-- START OF Given data --

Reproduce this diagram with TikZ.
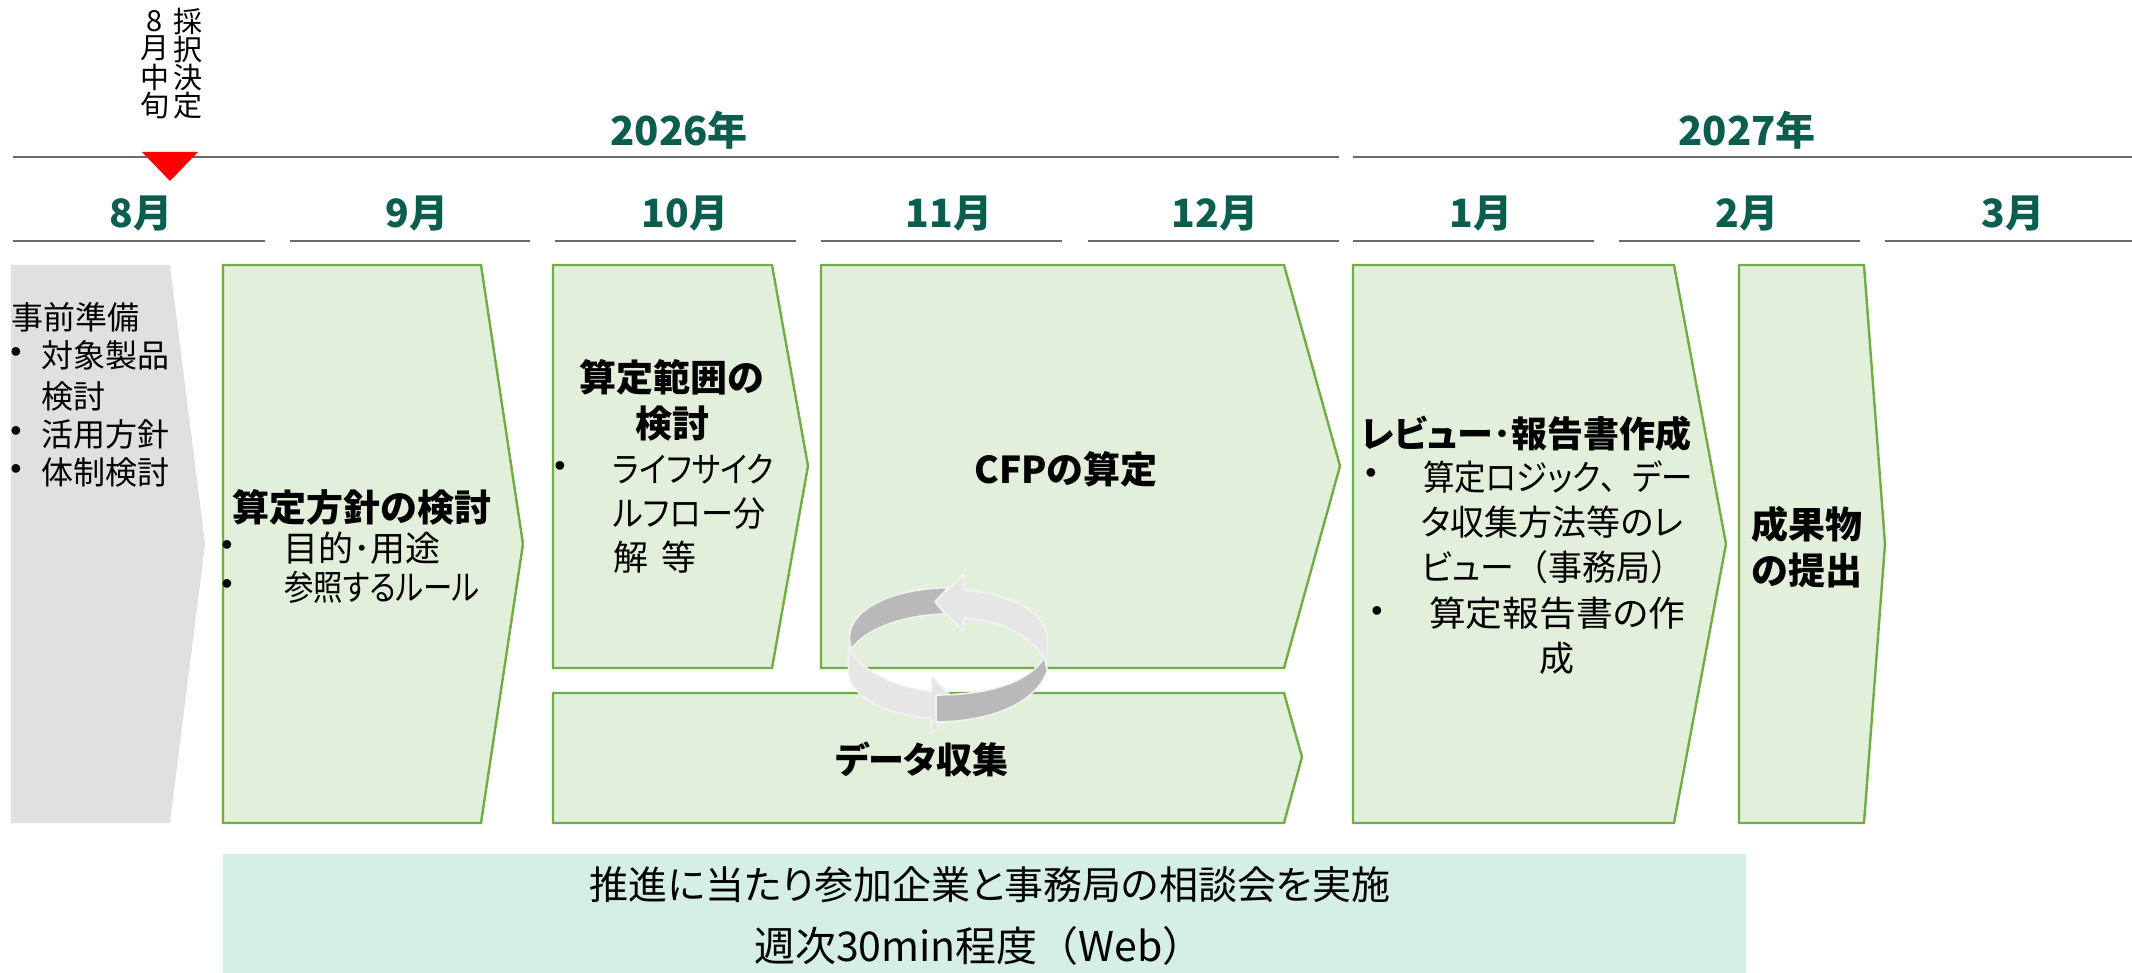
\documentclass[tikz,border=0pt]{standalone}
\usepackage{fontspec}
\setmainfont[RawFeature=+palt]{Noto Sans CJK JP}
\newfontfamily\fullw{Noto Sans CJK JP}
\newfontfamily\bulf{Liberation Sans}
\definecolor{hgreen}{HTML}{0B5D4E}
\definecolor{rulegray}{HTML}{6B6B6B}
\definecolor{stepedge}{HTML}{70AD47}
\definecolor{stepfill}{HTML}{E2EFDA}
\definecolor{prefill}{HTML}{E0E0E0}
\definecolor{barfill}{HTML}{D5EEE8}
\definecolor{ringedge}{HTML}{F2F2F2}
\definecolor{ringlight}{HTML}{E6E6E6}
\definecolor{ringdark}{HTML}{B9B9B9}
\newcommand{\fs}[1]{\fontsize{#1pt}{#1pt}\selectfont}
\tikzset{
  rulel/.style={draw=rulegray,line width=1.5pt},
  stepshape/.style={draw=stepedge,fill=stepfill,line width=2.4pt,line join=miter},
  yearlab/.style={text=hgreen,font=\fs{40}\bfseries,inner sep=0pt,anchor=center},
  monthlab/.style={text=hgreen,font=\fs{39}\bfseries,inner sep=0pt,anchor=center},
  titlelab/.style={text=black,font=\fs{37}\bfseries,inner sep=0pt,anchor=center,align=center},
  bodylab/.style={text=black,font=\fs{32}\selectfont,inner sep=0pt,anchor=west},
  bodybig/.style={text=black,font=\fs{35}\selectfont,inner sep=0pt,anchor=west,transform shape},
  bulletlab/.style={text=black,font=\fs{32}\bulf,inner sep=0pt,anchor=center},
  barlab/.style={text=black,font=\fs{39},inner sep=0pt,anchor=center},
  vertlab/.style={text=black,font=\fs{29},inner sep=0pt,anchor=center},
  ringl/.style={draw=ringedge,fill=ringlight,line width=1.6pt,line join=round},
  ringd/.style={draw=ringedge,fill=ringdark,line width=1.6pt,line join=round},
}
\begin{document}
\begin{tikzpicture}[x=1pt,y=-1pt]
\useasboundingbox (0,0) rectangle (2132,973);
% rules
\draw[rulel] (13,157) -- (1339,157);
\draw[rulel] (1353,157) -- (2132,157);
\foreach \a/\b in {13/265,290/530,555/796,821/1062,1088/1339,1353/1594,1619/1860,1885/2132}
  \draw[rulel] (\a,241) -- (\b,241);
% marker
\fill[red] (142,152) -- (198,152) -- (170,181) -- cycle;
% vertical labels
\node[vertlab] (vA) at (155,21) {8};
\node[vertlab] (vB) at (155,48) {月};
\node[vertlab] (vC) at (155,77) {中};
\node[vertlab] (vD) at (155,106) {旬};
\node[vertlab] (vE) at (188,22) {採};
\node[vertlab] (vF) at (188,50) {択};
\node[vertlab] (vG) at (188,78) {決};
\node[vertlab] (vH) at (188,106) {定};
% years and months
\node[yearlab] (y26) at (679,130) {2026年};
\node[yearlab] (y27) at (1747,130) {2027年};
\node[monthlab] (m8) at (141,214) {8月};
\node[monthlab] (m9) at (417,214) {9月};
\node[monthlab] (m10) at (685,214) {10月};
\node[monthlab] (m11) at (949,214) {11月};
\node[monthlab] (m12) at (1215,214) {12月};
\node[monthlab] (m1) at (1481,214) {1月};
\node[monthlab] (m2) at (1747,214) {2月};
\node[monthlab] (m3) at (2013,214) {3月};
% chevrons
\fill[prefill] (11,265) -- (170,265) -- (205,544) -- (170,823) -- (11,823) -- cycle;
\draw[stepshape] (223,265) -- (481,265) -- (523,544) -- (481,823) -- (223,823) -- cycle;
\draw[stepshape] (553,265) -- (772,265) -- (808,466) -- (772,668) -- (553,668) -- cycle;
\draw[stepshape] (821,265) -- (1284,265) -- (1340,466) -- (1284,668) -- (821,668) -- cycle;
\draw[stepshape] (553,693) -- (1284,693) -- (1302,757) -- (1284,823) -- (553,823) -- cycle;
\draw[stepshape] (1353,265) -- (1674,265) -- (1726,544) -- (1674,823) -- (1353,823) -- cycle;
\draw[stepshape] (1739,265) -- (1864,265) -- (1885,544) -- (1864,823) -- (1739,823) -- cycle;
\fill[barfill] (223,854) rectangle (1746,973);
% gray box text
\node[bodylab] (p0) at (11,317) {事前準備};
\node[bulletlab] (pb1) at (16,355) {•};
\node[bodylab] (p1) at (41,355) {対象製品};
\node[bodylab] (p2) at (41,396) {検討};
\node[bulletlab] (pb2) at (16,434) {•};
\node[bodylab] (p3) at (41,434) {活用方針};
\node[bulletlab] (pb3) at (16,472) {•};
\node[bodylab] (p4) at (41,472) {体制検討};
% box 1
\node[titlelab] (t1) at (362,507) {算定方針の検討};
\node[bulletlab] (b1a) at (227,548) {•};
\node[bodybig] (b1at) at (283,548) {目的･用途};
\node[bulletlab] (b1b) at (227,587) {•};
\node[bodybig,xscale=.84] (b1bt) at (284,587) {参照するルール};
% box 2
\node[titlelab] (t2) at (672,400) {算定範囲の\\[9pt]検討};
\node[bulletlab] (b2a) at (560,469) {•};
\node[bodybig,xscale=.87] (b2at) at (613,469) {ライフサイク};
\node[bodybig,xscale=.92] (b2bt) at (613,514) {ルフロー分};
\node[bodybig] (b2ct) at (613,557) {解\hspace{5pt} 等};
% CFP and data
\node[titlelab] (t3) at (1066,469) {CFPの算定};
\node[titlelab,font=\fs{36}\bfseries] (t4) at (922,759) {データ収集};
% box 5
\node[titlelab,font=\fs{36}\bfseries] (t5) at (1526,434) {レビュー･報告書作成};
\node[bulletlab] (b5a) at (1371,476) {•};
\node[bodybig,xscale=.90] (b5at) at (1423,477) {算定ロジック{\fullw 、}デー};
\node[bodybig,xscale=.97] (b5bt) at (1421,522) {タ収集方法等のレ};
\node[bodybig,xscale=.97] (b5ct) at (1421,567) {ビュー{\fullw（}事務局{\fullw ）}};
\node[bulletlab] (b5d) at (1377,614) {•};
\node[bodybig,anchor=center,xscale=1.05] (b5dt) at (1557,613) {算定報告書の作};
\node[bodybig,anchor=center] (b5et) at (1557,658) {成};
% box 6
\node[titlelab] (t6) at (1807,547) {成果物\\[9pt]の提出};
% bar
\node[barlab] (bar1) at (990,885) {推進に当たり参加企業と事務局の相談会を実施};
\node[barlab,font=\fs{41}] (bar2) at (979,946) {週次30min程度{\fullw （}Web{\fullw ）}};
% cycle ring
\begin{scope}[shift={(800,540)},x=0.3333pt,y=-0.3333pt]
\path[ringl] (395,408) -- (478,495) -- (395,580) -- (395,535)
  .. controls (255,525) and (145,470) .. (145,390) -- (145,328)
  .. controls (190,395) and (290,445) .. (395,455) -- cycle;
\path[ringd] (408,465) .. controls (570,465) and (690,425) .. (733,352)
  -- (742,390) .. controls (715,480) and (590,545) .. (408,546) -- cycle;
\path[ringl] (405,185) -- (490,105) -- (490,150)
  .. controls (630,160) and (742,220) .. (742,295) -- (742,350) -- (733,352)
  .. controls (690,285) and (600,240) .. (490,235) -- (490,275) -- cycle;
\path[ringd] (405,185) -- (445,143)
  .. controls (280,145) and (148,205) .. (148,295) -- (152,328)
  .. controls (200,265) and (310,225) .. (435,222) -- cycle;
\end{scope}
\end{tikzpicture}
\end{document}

-- END OF Given data --

Exercise brief:
Reproduce the full listing above verbatim, with no pictures included.

Exercise response:
Reproduce this diagram with TikZ.
\documentclass[tikz,border=0pt]{standalone}
\usepackage{fontspec}
\setmainfont[RawFeature=+palt]{Noto Sans CJK JP}
\newfontfamily\fullw{Noto Sans CJK JP}
\newfontfamily\bulf{Liberation Sans}
\definecolor{hgreen}{HTML}{0B5D4E}
\definecolor{rulegray}{HTML}{6B6B6B}
\definecolor{stepedge}{HTML}{70AD47}
\definecolor{stepfill}{HTML}{E2EFDA}
\definecolor{prefill}{HTML}{E0E0E0}
\definecolor{barfill}{HTML}{D5EEE8}
\definecolor{ringedge}{HTML}{F2F2F2}
\definecolor{ringlight}{HTML}{E6E6E6}
\definecolor{ringdark}{HTML}{B9B9B9}
\newcommand{\fs}[1]{\fontsize{#1pt}{#1pt}\selectfont}
\tikzset{
  rulel/.style={draw=rulegray,line width=1.5pt},
  stepshape/.style={draw=stepedge,fill=stepfill,line width=2.4pt,line join=miter},
  yearlab/.style={text=hgreen,font=\fs{40}\bfseries,inner sep=0pt,anchor=center},
  monthlab/.style={text=hgreen,font=\fs{39}\bfseries,inner sep=0pt,anchor=center},
  titlelab/.style={text=black,font=\fs{37}\bfseries,inner sep=0pt,anchor=center,align=center},
  bodylab/.style={text=black,font=\fs{32}\selectfont,inner sep=0pt,anchor=west},
  bodybig/.style={text=black,font=\fs{35}\selectfont,inner sep=0pt,anchor=west,transform shape},
  bulletlab/.style={text=black,font=\fs{32}\bulf,inner sep=0pt,anchor=center},
  barlab/.style={text=black,font=\fs{39},inner sep=0pt,anchor=center},
  vertlab/.style={text=black,font=\fs{29},inner sep=0pt,anchor=center},
  ringl/.style={draw=ringedge,fill=ringlight,line width=1.6pt,line join=round},
  ringd/.style={draw=ringedge,fill=ringdark,line width=1.6pt,line join=round},
}
\begin{document}
\begin{tikzpicture}[x=1pt,y=-1pt]
\useasboundingbox (0,0) rectangle (2132,973);
% rules
\draw[rulel] (13,157) -- (1339,157);
\draw[rulel] (1353,157) -- (2132,157);
\foreach \a/\b in {13/265,290/530,555/796,821/1062,1088/1339,1353/1594,1619/1860,1885/2132}
  \draw[rulel] (\a,241) -- (\b,241);
% marker
\fill[red] (142,152) -- (198,152) -- (170,181) -- cycle;
% vertical labels
\node[vertlab] (vA) at (155,21) {8};
\node[vertlab] (vB) at (155,48) {月};
\node[vertlab] (vC) at (155,77) {中};
\node[vertlab] (vD) at (155,106) {旬};
\node[vertlab] (vE) at (188,22) {採};
\node[vertlab] (vF) at (188,50) {択};
\node[vertlab] (vG) at (188,78) {決};
\node[vertlab] (vH) at (188,106) {定};
% years and months
\node[yearlab] (y26) at (679,130) {2026年};
\node[yearlab] (y27) at (1747,130) {2027年};
\node[monthlab] (m8) at (141,214) {8月};
\node[monthlab] (m9) at (417,214) {9月};
\node[monthlab] (m10) at (685,214) {10月};
\node[monthlab] (m11) at (949,214) {11月};
\node[monthlab] (m12) at (1215,214) {12月};
\node[monthlab] (m1) at (1481,214) {1月};
\node[monthlab] (m2) at (1747,214) {2月};
\node[monthlab] (m3) at (2013,214) {3月};
% chevrons
\fill[prefill] (11,265) -- (170,265) -- (205,544) -- (170,823) -- (11,823) -- cycle;
\draw[stepshape] (223,265) -- (481,265) -- (523,544) -- (481,823) -- (223,823) -- cycle;
\draw[stepshape] (553,265) -- (772,265) -- (808,466) -- (772,668) -- (553,668) -- cycle;
\draw[stepshape] (821,265) -- (1284,265) -- (1340,466) -- (1284,668) -- (821,668) -- cycle;
\draw[stepshape] (553,693) -- (1284,693) -- (1302,757) -- (1284,823) -- (553,823) -- cycle;
\draw[stepshape] (1353,265) -- (1674,265) -- (1726,544) -- (1674,823) -- (1353,823) -- cycle;
\draw[stepshape] (1739,265) -- (1864,265) -- (1885,544) -- (1864,823) -- (1739,823) -- cycle;
\fill[barfill] (223,854) rectangle (1746,973);
% gray box text
\node[bodylab] (p0) at (11,317) {事前準備};
\node[bulletlab] (pb1) at (16,355) {•};
\node[bodylab] (p1) at (41,355) {対象製品};
\node[bodylab] (p2) at (41,396) {検討};
\node[bulletlab] (pb2) at (16,434) {•};
\node[bodylab] (p3) at (41,434) {活用方針};
\node[bulletlab] (pb3) at (16,472) {•};
\node[bodylab] (p4) at (41,472) {体制検討};
% box 1
\node[titlelab] (t1) at (362,507) {算定方針の検討};
\node[bulletlab] (b1a) at (227,548) {•};
\node[bodybig] (b1at) at (283,548) {目的･用途};
\node[bulletlab] (b1b) at (227,587) {•};
\node[bodybig,xscale=.84] (b1bt) at (284,587) {参照するルール};
% box 2
\node[titlelab] (t2) at (672,400) {算定範囲の\\[9pt]検討};
\node[bulletlab] (b2a) at (560,469) {•};
\node[bodybig,xscale=.87] (b2at) at (613,469) {ライフサイク};
\node[bodybig,xscale=.92] (b2bt) at (613,514) {ルフロー分};
\node[bodybig] (b2ct) at (613,557) {解\hspace{5pt} 等};
% CFP and data
\node[titlelab] (t3) at (1066,469) {CFPの算定};
\node[titlelab,font=\fs{36}\bfseries] (t4) at (922,759) {データ収集};
% box 5
\node[titlelab,font=\fs{36}\bfseries] (t5) at (1526,434) {レビュー･報告書作成};
\node[bulletlab] (b5a) at (1371,476) {•};
\node[bodybig,xscale=.90] (b5at) at (1423,477) {算定ロジック{\fullw 、}デー};
\node[bodybig,xscale=.97] (b5bt) at (1421,522) {タ収集方法等のレ};
\node[bodybig,xscale=.97] (b5ct) at (1421,567) {ビュー{\fullw（}事務局{\fullw ）}};
\node[bulletlab] (b5d) at (1377,614) {•};
\node[bodybig,anchor=center,xscale=1.05] (b5dt) at (1557,613) {算定報告書の作};
\node[bodybig,anchor=center] (b5et) at (1557,658) {成};
% box 6
\node[titlelab] (t6) at (1807,547) {成果物\\[9pt]の提出};
% bar
\node[barlab] (bar1) at (990,885) {推進に当たり参加企業と事務局の相談会を実施};
\node[barlab,font=\fs{41}] (bar2) at (979,946) {週次30min程度{\fullw （}Web{\fullw ）}};
% cycle ring
\begin{scope}[shift={(800,540)},x=0.3333pt,y=-0.3333pt]
\path[ringl] (395,408) -- (478,495) -- (395,580) -- (395,535)
  .. controls (255,525) and (145,470) .. (145,390) -- (145,328)
  .. controls (190,395) and (290,445) .. (395,455) -- cycle;
\path[ringd] (408,465) .. controls (570,465) and (690,425) .. (733,352)
  -- (742,390) .. controls (715,480) and (590,545) .. (408,546) -- cycle;
\path[ringl] (405,185) -- (490,105) -- (490,150)
  .. controls (630,160) and (742,220) .. (742,295) -- (742,350) -- (733,352)
  .. controls (690,285) and (600,240) .. (490,235) -- (490,275) -- cycle;
\path[ringd] (405,185) -- (445,143)
  .. controls (280,145) and (148,205) .. (148,295) -- (152,328)
  .. controls (200,265) and (310,225) .. (435,222) -- cycle;
\end{scope}
\end{tikzpicture}
\end{document}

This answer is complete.